Ghana’s national side, in the last few years, has had a twin problem.
The full/wing-back positions have, time and again, collectively represented the team’s Achilles’ heel, with the current options far too often delivering sub-par performances that have worn our patience thin.
In left-back Baba Rahman, we have a player who has never been the same since suffering a series of serious injuries many moons ago; Gideon Mensah, the usual alternative, is every bit as zealous as his Biblical namesake, just not as effective. Andy Yiadom, on the right, is Reading’s best player yet generally reckoned among Ghana’s worse; then there is Denis Odoi, new enough to get us excited but too old to keep us expectant.

We’ve not had a great right-back since John Paintsil/Harrison Afful/Samuel Inkoom (take your pick), come to think of it, while recent examples of distinguished left-backs are unarguably rarer (never quite managed to replace Hans Adu Sarpei, have we?).
Upgrades are, frankly, overdue — well, sigh no more.
A cure for the right-sided pain has been found, in Brighton & Hove Albion’s Tariq Lamptey, with the youngster’s nationality switch and availability to the Black Stars confirmed in the past week; you can read all about why England-born Lamptey is such a perfect, timely, and potentially long-lasting fit right here.

Oh, the other flank?
Much as we like to pretend that the present tools are actually sufficient – on most days, they probably are – there remains a lot of room for improvement. The man best-equipped to raise that bar is much closer to home than Baba or Mensah; and unlike Lamptey, he doesn’t require any convincing to play for Ghana.
Enter Ibrahim Imoro, the nation’s finest left-back at the moment.
If you watched Asante Kotoko romp to Ghana Premier League glory in the just-ended season, you would have noticed that lad with peroxide all over his hair who played just as you’d expect of a modern full-back.
Cameroonian striker Franck Etouga was the undisputed star of the Porcupine Warriors’ title-winning run, with his 21 goals, but Imoro shone, too, chipping in with impressive contributions all over the pitch and best-in-the-league creative returns.

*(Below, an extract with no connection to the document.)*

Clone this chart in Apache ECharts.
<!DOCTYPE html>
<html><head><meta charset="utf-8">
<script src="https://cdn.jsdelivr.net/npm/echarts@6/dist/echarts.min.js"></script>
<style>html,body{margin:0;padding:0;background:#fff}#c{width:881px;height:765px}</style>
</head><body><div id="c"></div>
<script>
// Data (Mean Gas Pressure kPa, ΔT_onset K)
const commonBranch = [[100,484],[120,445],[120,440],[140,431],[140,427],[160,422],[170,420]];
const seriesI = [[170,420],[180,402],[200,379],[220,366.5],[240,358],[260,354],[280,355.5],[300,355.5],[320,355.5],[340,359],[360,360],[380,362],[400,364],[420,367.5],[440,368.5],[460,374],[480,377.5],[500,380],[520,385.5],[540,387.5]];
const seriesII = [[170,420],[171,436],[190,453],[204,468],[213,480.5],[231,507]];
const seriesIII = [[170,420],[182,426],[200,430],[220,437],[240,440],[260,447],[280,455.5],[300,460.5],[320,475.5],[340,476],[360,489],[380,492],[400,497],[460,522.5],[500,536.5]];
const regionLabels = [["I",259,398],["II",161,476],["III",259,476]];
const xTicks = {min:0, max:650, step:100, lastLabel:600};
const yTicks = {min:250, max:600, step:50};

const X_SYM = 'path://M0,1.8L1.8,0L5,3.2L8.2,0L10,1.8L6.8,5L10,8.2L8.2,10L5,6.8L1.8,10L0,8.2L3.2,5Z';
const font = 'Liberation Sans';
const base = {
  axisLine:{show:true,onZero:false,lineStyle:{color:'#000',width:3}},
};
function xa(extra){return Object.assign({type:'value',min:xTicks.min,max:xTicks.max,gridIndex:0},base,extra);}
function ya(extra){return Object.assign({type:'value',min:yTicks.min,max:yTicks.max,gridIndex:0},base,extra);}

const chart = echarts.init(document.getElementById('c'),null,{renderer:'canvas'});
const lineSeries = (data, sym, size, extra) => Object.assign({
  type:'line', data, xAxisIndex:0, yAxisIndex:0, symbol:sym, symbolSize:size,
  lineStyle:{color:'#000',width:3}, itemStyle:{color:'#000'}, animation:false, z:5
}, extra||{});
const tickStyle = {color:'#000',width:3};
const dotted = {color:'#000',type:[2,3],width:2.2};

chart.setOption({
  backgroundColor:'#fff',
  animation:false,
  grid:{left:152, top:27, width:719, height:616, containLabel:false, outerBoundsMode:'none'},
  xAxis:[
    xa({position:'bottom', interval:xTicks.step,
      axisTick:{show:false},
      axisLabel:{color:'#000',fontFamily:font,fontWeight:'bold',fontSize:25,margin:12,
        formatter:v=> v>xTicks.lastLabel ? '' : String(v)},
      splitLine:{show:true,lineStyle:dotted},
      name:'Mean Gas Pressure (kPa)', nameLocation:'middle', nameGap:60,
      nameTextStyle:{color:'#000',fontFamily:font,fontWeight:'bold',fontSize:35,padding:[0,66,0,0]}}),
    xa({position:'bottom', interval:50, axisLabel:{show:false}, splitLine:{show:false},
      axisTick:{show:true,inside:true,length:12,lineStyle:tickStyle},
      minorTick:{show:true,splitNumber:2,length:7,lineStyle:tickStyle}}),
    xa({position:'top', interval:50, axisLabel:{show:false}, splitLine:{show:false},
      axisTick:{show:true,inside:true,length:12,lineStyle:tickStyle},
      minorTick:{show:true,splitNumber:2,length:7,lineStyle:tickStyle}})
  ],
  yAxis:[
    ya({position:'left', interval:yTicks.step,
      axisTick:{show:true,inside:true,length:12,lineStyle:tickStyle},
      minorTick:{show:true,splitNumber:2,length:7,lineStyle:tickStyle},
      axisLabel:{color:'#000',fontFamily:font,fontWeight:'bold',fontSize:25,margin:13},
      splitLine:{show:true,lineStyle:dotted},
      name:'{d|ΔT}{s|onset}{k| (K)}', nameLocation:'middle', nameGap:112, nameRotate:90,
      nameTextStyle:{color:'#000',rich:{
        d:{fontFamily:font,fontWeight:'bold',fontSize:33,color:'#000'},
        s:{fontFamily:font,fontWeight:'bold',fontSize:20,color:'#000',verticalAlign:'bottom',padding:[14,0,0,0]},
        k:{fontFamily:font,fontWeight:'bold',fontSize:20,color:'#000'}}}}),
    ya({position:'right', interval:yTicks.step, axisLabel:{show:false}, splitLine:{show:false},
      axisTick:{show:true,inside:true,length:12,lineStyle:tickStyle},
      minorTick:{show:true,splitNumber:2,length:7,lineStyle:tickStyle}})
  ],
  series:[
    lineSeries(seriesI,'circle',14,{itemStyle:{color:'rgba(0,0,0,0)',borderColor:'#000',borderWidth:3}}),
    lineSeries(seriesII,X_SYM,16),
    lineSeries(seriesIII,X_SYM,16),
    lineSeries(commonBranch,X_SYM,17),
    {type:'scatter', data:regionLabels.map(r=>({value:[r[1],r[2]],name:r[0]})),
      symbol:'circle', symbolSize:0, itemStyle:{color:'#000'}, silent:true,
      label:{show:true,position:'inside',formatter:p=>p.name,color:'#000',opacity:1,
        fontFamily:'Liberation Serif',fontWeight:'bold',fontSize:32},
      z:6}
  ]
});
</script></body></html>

His lung-busting runs down the left made for captivating viewing, while Imoro also led the league in assists, his end-of-term tally of nine putting many a playmaker to shame. The boy from Wechiau doesn’t get his name on the scoresheet very often – not particularly concerning, for a defender – but when he does, he tends to underline it with a stroke of the sublime.
The two goals he scored during the campaign – top-of-the-range freekicks, each one worth reliving – are arguably his best yet. He delivered another of those last Saturday, when Ghana’s Black Galaxies, the home-based national team, engaged in a preparatory friendly with a little-known local side ahead of an upcoming international competition.
The game itself may have been low in profile, but Imoro’s goal – Ghana’s third in a 3-0 victory – was certainly of the highest quality, as was his overall performance. Accra Five Star, against whom Imoro dazzled on this occasion, may not have presented the most formidable opposition, but – mind you – he’s been doing this versus much better teams for sometime now.
Hence, the inevitable question: why is Imoro not playing for the senior national team, the Black Stars?
He did, actually, for all of one game – some 20 minutes, to be specific – against Sao Tome and Principe in March 2021, a dead rubber. Over a year later, having unlocked new levels of excellence and consistency, Imoro definitely deserves much more.
You know it. I know it. He does, too.
“With my performance,” Imoro said in a post-season interview, “I think I am capable of playing for the national team.”
And who’s to say he isn’t?
The stats – even those that could be dismissed as minutiae – prove Imoro, if given the chance, has what it takes to walk the talk: six pre-assists, 80% pass accuracy, 21 key passes, 135 passes into opponents’ box, 72% tackle success.
His output, by those metrics and more, would likely have seen him included in the Black Stars squad were Imoro playing his club football overseas, with few doubts — if any at all — raised about his competence.
But, hey, being based in Ghana isn’t really why Imoro has been so criminally overlooked, is it? No, surely not when another domestic left-back who had a far less successful season, Accra Hearts of Oak’s Dennis Nkrumah Korsah, has been drafted ahead of him for recent assignments.
Whatever the reason is for this complete lack of regard for Imoro’s indisputable ability, at a time when the country has no-one better at what the 22-year-old does, one thing is clear: it’s more Ghana’s loss than his.